I was there for the Q&A.
One questioner before me asked about the future of Sensor City.
Although Sciontec (a company joint owned by Liverpool City Council, LJMU and Liverpool University) has had big plans to refit and reopen Sensor City since it closed two years ago, they’ve encountered some insurmountable difficulties in transferring it from its current joint owners (Liverpool City Council, LJMU and Liverpool University). The reasons are apparently too complicated to explain. I’m just not smart enough to imagine why selling a building owned by your family to a company owned by your family should take more than a minute.
Then I got to ask my question:
There’s a saying in the innovation space (which you purport to know about): “Fail fast.” What this actually means is “Learn fast”, because we learn only from failures. Success doesn’t teach you anything. Also, in Engineering when there is a failure, like a bridge falls down, the event doesn’t go to waste because we use it as a case study to learn things we didn’t know before so that the same thing doesn’t happen again. So here we have a complete failure called Sensor City by exactly the same organizations who promoted it with exactly the same justifications put forward in this presentation. So where is the review or study or presentation in this series of events about the lessons that we can learn from this debacle?
Colin Sinclair waffled about circumstances changing at the site over the years, from the building being surrounded by empty space to now a new LJMU campus area springing up next to it [shouldn’t that make success easier?], before he concluded with:
When we get this building re-opened I’m going to look forward to getting it packed out with innovative companies all full of activity. When it becomes that sort of success, that will the best time to do a review about the whole project from the start.

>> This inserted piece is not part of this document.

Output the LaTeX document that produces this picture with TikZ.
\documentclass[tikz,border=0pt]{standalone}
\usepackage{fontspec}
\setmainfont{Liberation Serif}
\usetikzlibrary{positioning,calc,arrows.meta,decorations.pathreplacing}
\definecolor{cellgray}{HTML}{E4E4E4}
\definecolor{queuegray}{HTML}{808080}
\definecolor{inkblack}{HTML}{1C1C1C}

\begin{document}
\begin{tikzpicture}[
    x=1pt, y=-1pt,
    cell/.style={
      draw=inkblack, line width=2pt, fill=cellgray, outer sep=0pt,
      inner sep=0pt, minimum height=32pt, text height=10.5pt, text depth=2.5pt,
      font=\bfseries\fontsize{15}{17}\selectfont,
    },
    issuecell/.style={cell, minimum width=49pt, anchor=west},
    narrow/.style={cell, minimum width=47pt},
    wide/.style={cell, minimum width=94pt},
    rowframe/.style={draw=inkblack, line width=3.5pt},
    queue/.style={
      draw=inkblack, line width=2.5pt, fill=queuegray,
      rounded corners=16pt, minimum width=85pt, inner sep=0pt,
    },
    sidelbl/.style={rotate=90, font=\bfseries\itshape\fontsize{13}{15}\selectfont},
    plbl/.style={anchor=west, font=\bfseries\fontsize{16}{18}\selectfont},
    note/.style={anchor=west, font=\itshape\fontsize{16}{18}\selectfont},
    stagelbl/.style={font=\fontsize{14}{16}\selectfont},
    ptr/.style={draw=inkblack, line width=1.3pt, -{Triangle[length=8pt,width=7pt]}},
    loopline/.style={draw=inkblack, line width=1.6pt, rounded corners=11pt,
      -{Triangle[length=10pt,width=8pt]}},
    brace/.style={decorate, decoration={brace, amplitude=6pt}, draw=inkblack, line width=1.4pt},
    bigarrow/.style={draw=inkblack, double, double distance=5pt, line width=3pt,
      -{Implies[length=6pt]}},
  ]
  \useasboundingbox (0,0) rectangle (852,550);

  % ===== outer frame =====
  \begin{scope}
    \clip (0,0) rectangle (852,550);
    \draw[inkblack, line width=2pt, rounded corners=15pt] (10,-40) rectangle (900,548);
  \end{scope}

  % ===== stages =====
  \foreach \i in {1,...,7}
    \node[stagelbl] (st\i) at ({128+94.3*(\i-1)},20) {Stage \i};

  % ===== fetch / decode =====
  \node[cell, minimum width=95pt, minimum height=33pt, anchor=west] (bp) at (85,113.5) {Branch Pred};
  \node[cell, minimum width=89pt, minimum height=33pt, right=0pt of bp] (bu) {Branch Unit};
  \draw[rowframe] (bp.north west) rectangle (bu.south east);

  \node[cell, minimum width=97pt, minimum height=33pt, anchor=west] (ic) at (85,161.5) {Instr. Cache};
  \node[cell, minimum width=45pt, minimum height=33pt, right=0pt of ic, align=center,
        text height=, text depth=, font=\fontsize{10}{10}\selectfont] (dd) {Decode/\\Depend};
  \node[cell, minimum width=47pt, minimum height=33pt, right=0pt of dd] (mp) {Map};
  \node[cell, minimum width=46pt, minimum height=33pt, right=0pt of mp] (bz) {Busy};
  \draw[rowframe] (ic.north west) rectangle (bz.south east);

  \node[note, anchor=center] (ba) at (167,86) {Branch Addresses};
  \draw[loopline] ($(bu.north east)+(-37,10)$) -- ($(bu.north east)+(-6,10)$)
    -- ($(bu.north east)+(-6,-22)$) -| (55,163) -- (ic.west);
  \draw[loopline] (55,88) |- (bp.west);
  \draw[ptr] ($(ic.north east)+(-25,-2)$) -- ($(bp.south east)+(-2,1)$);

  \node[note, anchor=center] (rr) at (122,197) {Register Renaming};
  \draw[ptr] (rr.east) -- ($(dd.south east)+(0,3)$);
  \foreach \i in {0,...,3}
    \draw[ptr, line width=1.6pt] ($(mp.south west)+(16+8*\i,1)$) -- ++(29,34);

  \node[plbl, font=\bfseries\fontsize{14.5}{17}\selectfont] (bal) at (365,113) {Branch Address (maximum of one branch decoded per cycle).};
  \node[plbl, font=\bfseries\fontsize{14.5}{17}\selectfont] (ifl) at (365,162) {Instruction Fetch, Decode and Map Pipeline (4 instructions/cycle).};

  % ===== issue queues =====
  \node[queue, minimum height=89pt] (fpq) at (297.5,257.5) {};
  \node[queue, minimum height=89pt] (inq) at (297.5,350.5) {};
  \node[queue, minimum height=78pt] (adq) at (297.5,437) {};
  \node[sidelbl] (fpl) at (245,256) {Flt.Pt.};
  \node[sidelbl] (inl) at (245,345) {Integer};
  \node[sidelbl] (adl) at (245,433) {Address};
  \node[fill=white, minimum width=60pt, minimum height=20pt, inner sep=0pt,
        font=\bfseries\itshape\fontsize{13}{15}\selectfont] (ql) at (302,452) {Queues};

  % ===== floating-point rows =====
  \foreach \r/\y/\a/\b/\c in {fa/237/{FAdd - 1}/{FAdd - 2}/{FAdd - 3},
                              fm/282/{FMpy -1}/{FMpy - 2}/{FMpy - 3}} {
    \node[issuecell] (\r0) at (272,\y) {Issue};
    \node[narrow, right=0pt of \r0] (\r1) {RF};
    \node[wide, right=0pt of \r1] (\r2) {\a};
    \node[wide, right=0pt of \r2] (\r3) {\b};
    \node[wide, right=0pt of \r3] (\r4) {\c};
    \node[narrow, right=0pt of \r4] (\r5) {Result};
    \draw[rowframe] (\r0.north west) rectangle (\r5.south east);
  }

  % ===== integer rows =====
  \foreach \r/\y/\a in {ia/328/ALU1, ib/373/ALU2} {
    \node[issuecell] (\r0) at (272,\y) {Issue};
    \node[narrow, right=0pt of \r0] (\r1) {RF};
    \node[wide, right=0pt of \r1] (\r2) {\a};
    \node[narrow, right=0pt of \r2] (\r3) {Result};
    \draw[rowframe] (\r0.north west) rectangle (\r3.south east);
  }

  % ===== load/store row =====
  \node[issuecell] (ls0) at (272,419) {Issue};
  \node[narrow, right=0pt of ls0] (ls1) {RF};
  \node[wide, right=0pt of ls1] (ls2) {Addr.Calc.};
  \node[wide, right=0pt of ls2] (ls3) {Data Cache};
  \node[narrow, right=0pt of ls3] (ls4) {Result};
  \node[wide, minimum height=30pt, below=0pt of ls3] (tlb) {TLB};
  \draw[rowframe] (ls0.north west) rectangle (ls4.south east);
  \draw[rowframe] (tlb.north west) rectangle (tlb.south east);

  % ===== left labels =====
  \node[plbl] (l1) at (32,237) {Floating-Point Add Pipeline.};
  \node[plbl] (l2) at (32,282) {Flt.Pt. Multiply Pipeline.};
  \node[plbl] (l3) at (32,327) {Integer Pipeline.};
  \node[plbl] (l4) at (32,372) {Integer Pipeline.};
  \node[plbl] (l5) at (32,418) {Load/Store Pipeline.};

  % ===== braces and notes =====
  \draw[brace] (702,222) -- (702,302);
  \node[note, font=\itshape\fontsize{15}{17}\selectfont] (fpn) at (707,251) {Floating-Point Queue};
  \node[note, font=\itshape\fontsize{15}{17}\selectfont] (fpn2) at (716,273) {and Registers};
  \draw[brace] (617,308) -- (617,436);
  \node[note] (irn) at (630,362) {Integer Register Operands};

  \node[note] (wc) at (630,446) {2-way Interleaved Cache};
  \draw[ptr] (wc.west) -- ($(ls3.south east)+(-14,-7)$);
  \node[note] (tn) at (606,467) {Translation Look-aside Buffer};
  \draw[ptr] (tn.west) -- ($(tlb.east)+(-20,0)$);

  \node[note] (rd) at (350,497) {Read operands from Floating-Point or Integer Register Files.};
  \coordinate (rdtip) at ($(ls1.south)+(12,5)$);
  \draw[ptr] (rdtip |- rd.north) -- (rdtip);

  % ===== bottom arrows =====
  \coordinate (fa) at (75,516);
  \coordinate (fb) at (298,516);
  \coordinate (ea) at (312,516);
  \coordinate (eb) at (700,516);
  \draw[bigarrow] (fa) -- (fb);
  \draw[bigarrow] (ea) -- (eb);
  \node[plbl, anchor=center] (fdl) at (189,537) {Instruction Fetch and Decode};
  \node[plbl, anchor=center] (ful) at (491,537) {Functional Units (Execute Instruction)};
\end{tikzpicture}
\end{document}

I’d like to know: How did we get into this state where the people who run universities don’t want to learn anything? Luckily when Sensor City was originally funded ten years ago the government promised that there was going to be an evaluation of the program. I have made an FOI request so they don’t leave its publication too late.
Postscript:
For those with sharp memories of Liverpool University's mass sacking event of 2021, Professor Anthony Hollander (Pro-Vice Chancellor for Research and Impact) is known for being an accomplished expert of rapidly commercializing his high-flying research (see retracted paper) into a cushy appointment in a different University before it blows up into a scandal.
For an antidote to this story, kick back and read Richard Feynman’s 1974 Commencement Address called Cargo Cult Science.
Praise the Lord we have a system of university governance that ensures that no seriously intelligent, curious person with integrity ever gets appointed to a position of authority where they could make a difference to how things run!